Why Does This Matter? (The Real World Connection)
You might wonder, "Who cares about imaginary chocolate bars?"
This model helps explain real-world problems with granular matter—things like sand, coffee beans, corn kernels, or pills.
- The "Flour vs. Corn" Mystery: The paper is dedicated to the author's grandmother, who noticed that a bag of corn kernels takes up less space than the same mass of corn flour. Why? Because the flour grains are tiny and have a lot of empty space between them (air pockets) that the big kernels don't have. This paper proves mathematically that breaking things apart increases the volume.
- Predicting Packing: If you are designing a silo for grain or a factory for making pills, you need to know how much space your material will take. This paper gives a "worst-case scenario" (or rather, a "maximum-volume" scenario). It tells engineers: "No matter how you pack these broken pieces, they will never be smaller than this specific limit."
- The "Liza Limit": The author names the final limit (where the volume is 1.25 times the original) "Liza's Limit," after his grandmother. It's a universal rule: once you break a long object, it will always occupy at least 25% more space than the original.
The "Domino" Effect in Large Piles
The paper also suggests that in a giant pile of sand or rice, you won't see the whole pile jump between "Tower A" and "Tower B" at once. That's too big.
Instead, small groups of grains (domains) might rearrange themselves.
- Imagine a crowd of people. The whole crowd doesn't suddenly switch from standing to sitting. But small groups of friends might decide to sit down together.
- The paper predicts that these "sitting groups" (domains) will have a specific size based on how long the grains are. If the grains are longer, the groups that rearrange will be bigger.

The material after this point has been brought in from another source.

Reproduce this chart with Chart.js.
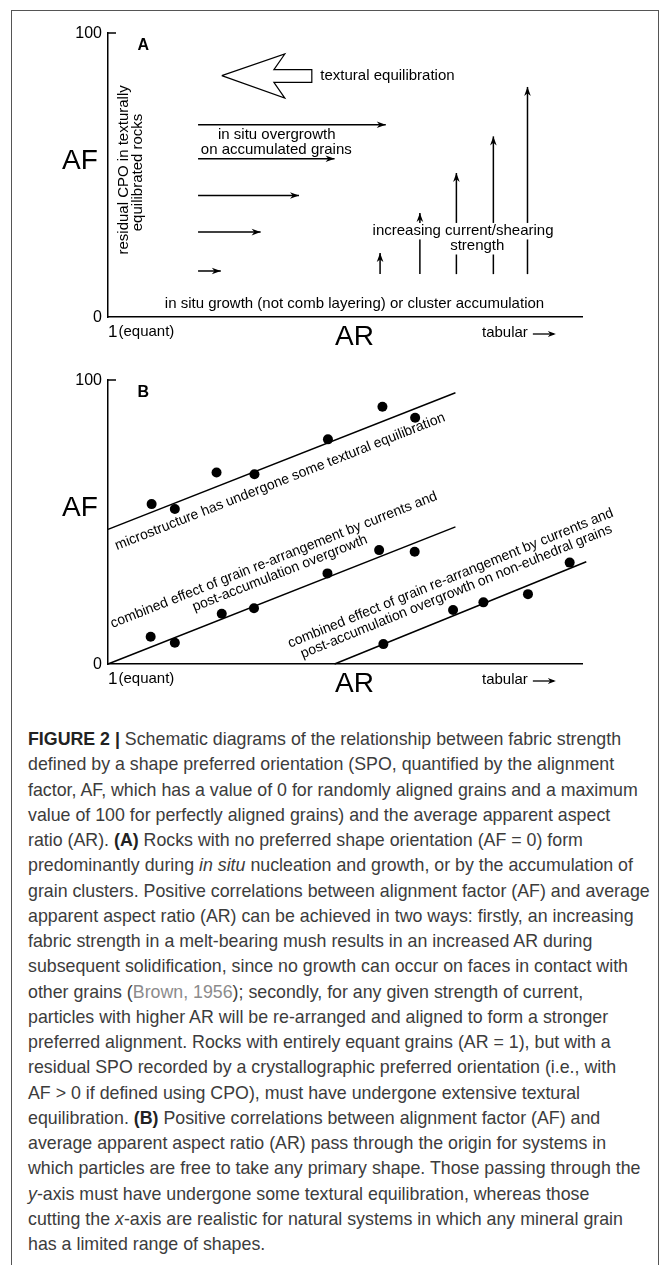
<!DOCTYPE html>
<html>
<head>
<meta charset="utf-8">
<script src="https://cdn.jsdelivr.net/npm/chart.js@4.4.1/dist/chart.umd.min.js"></script>
<style>
  body { margin: 0; background: #fff; width: 668px; height: 1265px; position: relative; overflow: hidden; font-family: 'Liberation Sans', Arial, sans-serif; }
  #frame { position: absolute; left: 11px; top: 10px; width: 646px; height: 1300px; border: 1px solid #555; border-bottom: none; }
  .panel { position: absolute; left: 0; }
  #A { top: 0; }
  #B { top: 350px; }
  #caption { position: absolute; left: 28px; top: 727px; font-size: 17.8px; line-height: 25.25px; color: #3c3c3c; white-space: nowrap; }
  #caption b { color: #222; }
  #caption .ref { color: #8c8c8c; }
</style>
</head>
<body>
<div id="frame"></div>
<canvas id="A" class="panel" width="668" height="350"></canvas>
<canvas id="B" class="panel" width="668" height="350"></canvas>
<div id="caption">
  <div><b>FIGURE 2 |</b> Schematic diagrams of the relationship between fabric strength</div>
  <div>defined by a shape preferred orientation (SPO, quantified by the alignment</div>
  <div>factor, AF, which has a value of 0 for randomly aligned grains and a maximum</div>
  <div>value of 100 for perfectly aligned grains) and the average apparent aspect</div>
  <div>ratio (AR). <b>(A)</b> Rocks with no preferred shape orientation (AF = 0) form</div>
  <div>predominantly during <i>in situ</i> nucleation and growth, or by the accumulation of</div>
  <div>grain clusters. Positive correlations between alignment factor (AF) and average</div>
  <div>apparent aspect ratio (AR) can be achieved in two ways: firstly, an increasing</div>
  <div>fabric strength in a melt-bearing mush results in an increased AR during</div>
  <div>subsequent solidification, since no growth can occur on faces in contact with</div>
  <div>other grains (<span class="ref">Brown, 1956</span>); secondly, for any given strength of current,</div>
  <div>particles with higher AR will be re-arranged and aligned to form a stronger</div>
  <div>preferred alignment. Rocks with entirely equant grains (AR = 1), but with a</div>
  <div>residual SPO recorded by a crystallographic preferred orientation (i.e., with</div>
  <div>AF &gt; 0 if defined using CPO), must have undergone extensive textural</div>
  <div>equilibration. <b>(B)</b> Positive correlations between alignment factor (AF) and</div>
  <div>average apparent aspect ratio (AR) pass through the origin for systems in</div>
  <div>which particles are free to take any primary shape. Those passing through the</div>
  <div><i>y</i>-axis must have undergone some textural equilibration, whereas those</div>
  <div>cutting the <i>x</i>-axis are realistic for natural systems in which any mineral grain</div>
  <div>has a limited range of shapes.</div>
</div>
<script>
// --- Panel A: in situ overgrowth arrows (horizontal)
const overgrowthAF = [67.7, 55.7, 42.8, 29.9, 16.2];
const overgrowthStartAR = [19, 19, 19, 19, 19];
const overgrowthEndAR = [58.6, 47.8, 40.3, 32.2, 23.8];

// --- Panel A: current/shearing arrows (vertical)
const currentAR = [57.4, 65.8, 73.5, 81.3, 88.5];
const currentBaseAF = [15.1, 15.1, 15.1, 15.1, 15.1];
const currentTopAF = [22.5, 36.6, 50.7, 63.6, 81.0];

// --- Panel A: outline of the big hollow arrow (textural equilibration)
const equilAR = [24.0, 37.3, 35.0, 43.0, 43.0, 35.0, 37.3, 24.0];
const equilAF = [85.0, 92.6, 87.1, 87.1, 82.6, 82.6, 77.1, 85.0];

// --- Panel B: trend lines
const trend1AR = [0, 73.3];
const trend1AF = [47.4, 95.5];
const trend2AR = [0, 73.3];
const trend2AF = [0, 48.3];
const trend3AR = [47.8, 100.9];
const trend3AF = [0, 36.0];

// --- Panel B: samples
const pts1AR = [9.2, 14.1, 22.9, 30.9, 46.4, 57.9, 64.8];
const pts1AF = [56.3, 54.6, 67.4, 66.8, 79.1, 90.6, 86.7];
const pts2AR = [9.0, 14.1, 24.0, 30.8, 46.3, 57.2, 64.7];
const pts2AF = [9.6, 7.5, 17.7, 19.6, 31.9, 40.1, 39.5];
const pts3AR = [58.1, 72.8, 79.2, 88.6, 97.4];
const pts3AF = [7.0, 19.0, 21.7, 24.6, 35.7];

// y tick labels (AF)
const yTicks = [0, 100];

const FONT = "'Liberation Sans', Arial, sans-serif";

function toPoints(xs, ys) {
  return xs.map((x, i) => ({ x: x, y: ys[i] }));
}

function lineSet(xs, ys, extra) {
  return Object.assign({
    type: 'scatter',
    data: toPoints(xs, ys),
    showLine: true,
    borderColor: '#000',
    borderWidth: 1.5,
    pointRadius: 0,
    fill: false,
    tension: 0,
    clip: false
  }, extra || {});
}

// notes drawn on top of each chart, in data units
const notes = {
  A: {
    letter: 'A',
    texts: [
      { text: 'textural equilibration', x: 44.8, y: 85.0, align: 'left' },
      { text: 'in situ overgrowth', x: 35.6, y: 64.2 },
      { text: 'on accumulated grains', x: 35.5, y: 58.9 },
      { text: 'increasing current/shearing', x: 74.9, y: 30.3, box: true },
      { text: 'strength', x: 77.9, y: 25.0, box: true },
      { text: 'in situ growth (not comb layering) or cluster accumulation', x: 52.0, y: 4.6 },
      { text: 'residual CPO in texturally', x: 3.3, y: 51.8, rot: -Math.PI / 2 },
      { text: 'equilibrated rocks', x: 6.4, y: 50.9, rot: -Math.PI / 2 }
    ]
  },
  B: {
    letter: 'B',
    texts: [
      { text: 'microstructure has undergone some textural equilibration', x: 36.3, y: 64.2, along: 0, size: 14 },
      { text: 'combined effect of grain re-arrangement by currents and', x: 35.0, y: 36.6, along: 1, size: 14 },
      { text: 'post-accumulation overgrowth', x: 36.3, y: 31.9, along: 1, size: 14 },
      { text: 'combined effect of grain re-arrangement by currents and', x: 72.3, y: 30.2, along: 2, size: 14 },
      { text: 'post-accumulation overgrowth on non-euhedral grains', x: 73.5, y: 25.5, along: 2, size: 14 }
    ]
  }
};

function arrowHead(ctx, x1, y1, x2, y2, len, half) {
  const a = Math.atan2(y2 - y1, x2 - x1);
  const c = Math.cos(a), s = Math.sin(a);
  ctx.beginPath();
  ctx.moveTo(x2, y2);
  ctx.lineTo(x2 - len * c + half * s, y2 - len * s - half * c);
  ctx.lineTo(x2 - len * 0.7 * c, y2 - len * 0.7 * s);
  ctx.lineTo(x2 - len * c - half * s, y2 - len * s + half * c);
  ctx.closePath();
  ctx.fill();
}

const sketch = {
  id: 'sketch',
  afterDatasetsDraw(chart) {
    const ctx = chart.ctx;
    const xs = chart.scales.x, ys = chart.scales.y, area = chart.chartArea;
    const cfg = notes[chart.canvas.id];
    ctx.save();
    ctx.fillStyle = '#000';
    ctx.strokeStyle = '#000';

    // arrow heads
    chart.data.datasets.forEach((ds, i) => {
      if (!ds.arrow) return;
      const p = chart.getDatasetMeta(i).data;
      const a = p[p.length - 2], b = p[p.length - 1];
      arrowHead(ctx, a.x, a.y, b.x, b.y, 9, 3.3);
    });

    // inner tick at the top of the y axis
    const yTop = ys.getPixelForValue(100);
    ctx.lineWidth = 1.5;
    ctx.beginPath();
    ctx.moveTo(area.left, yTop);
    ctx.lineTo(area.left + 8, yTop);
    ctx.stroke();

    // y tick labels
    ctx.font = '16px ' + FONT;
    ctx.textAlign = 'right';
    ctx.textBaseline = 'middle';
    yTicks.forEach(v => {
      ctx.fillText(String(v), area.left - 6, ys.getPixelForValue(v) + 1);
    });

    // panel letter
    ctx.font = 'bold 16px ' + FONT;
    ctx.textAlign = 'left';
    ctx.fillText(cfg.letter, xs.getPixelForValue(6.2), ys.getPixelForValue(95.5));

    // annotations
    cfg.texts.forEach(t => {
      const px = xs.getPixelForValue(t.x), py = ys.getPixelForValue(t.y);
      ctx.font = (t.size || 15) + 'px ' + FONT;
      ctx.save();
      ctx.translate(px, py);
      let rot = t.rot || 0;
      if (t.along !== undefined) {
        const p = chart.getDatasetMeta(t.along).data;
        rot = Math.atan2(p[1].y - p[0].y, p[1].x - p[0].x);
      }
      ctx.rotate(rot);
      ctx.textAlign = t.align || 'center';
      ctx.textBaseline = 'middle';
      if (t.box) {
        const w = ctx.measureText(t.text).width;
        ctx.fillStyle = '#fff';
        ctx.fillRect(-w / 2 - 2, -8, w + 4, 16.5);
        ctx.fillStyle = '#000';
      }
      ctx.fillText(t.text, 0, 0);
      ctx.restore();
    });

    // axis titles and end labels
    ctx.textBaseline = 'middle';
    ctx.font = '28px ' + FONT;
    ctx.textAlign = 'center';
    ctx.fillText('AF', area.left - 28, ys.getPixelForValue(55));
    ctx.fillText('AR', xs.getPixelForValue(52), area.bottom + 20);

    ctx.textAlign = 'left';
    ctx.font = '17px ' + FONT;
    ctx.fillText('1', area.left, area.bottom + 15);
    const w1 = ctx.measureText('1').width;
    ctx.font = '15px ' + FONT;
    ctx.fillText('(equant)', area.left + w1 + 1, area.bottom + 15);

    const tx = xs.getPixelForValue(78.9);
    ctx.fillText('tabular', tx, area.bottom + 16);
    const tw = ctx.measureText('tabular').width;
    ctx.lineWidth = 1.3;
    ctx.beginPath();
    ctx.moveTo(tx + tw + 5, area.bottom + 17);
    ctx.lineTo(tx + tw + 26, area.bottom + 17);
    ctx.stroke();
    arrowHead(ctx, tx + tw + 5, area.bottom + 17, tx + tw + 28, area.bottom + 17, 8, 3);

    ctx.restore();
  }
};

function axes() {
  return {
    x: {
      type: 'linear', min: 0, max: 100,
      ticks: { display: false },
      grid: { drawOnChartArea: false, drawTicks: false },
      border: { display: true, color: '#000', width: 1.5 },
      afterFit: s => { s.height = 0; }
    },
    y: {
      type: 'linear', min: 0, max: 100,
      ticks: { display: false },
      grid: { drawOnChartArea: false, drawTicks: false },
      border: { display: true, color: '#000', width: 1.5 },
      afterFit: s => { s.width = 0; }
    }
  };
}

function baseOptions(padTop, padBottom) {
  return {
    responsive: false,
    animation: false,
    devicePixelRatio: 1,
    events: [],
    layout: { padding: { left: 108, right: 86, top: padTop, bottom: padBottom } },
    plugins: { legend: { display: false }, tooltip: { enabled: false } },
    scales: axes()
  };
}

// Panel A datasets
const dsA = [];
overgrowthAF.forEach((af, i) => {
  dsA.push(lineSet([overgrowthStartAR[i], overgrowthEndAR[i]], [af, af], { arrow: true }));
});
currentAR.forEach((ar, i) => {
  dsA.push(lineSet([ar, ar], [currentBaseAF[i], currentTopAF[i]], { arrow: true }));
});
dsA.push(lineSet(equilAR, equilAF, { borderWidth: 1.2 }));

new Chart(document.getElementById('A'), {
  type: 'scatter',
  data: { datasets: dsA },
  options: baseOptions(33, 33),
  plugins: [sketch]
});

// Panel B datasets (trend lines first, their index is used by the notes)
const dsB = [
  lineSet(trend1AR, trend1AF),
  lineSet(trend2AR, trend2AF),
  lineSet(trend3AR, trend3AF)
];
[[pts1AR, pts1AF], [pts2AR, pts2AF], [pts3AR, pts3AF]].forEach(s => {
  dsB.push({
    type: 'scatter',
    data: toPoints(s[0], s[1]),
    pointRadius: 5,
    pointBackgroundColor: '#000',
    pointBorderWidth: 0,
    clip: false
  });
});

new Chart(document.getElementById('B'), {
  type: 'scatter',
  data: { datasets: dsB },
  options: baseOptions(30, 36),
  plugins: [sketch]
});
</script>
</body>
</html>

This can be tested using X-ray scans to see how grains cluster inside a container.
Summary in One Sentence
By mathematically slicing a long object and rebuilding it in the most "wasteful" way possible, this paper proves that breaking things apart inevitably creates more empty space, and that grains can form "twin" structures that look similar but hold different amounts of air, a phenomenon that explains why powders take up more room than the whole objects they came from.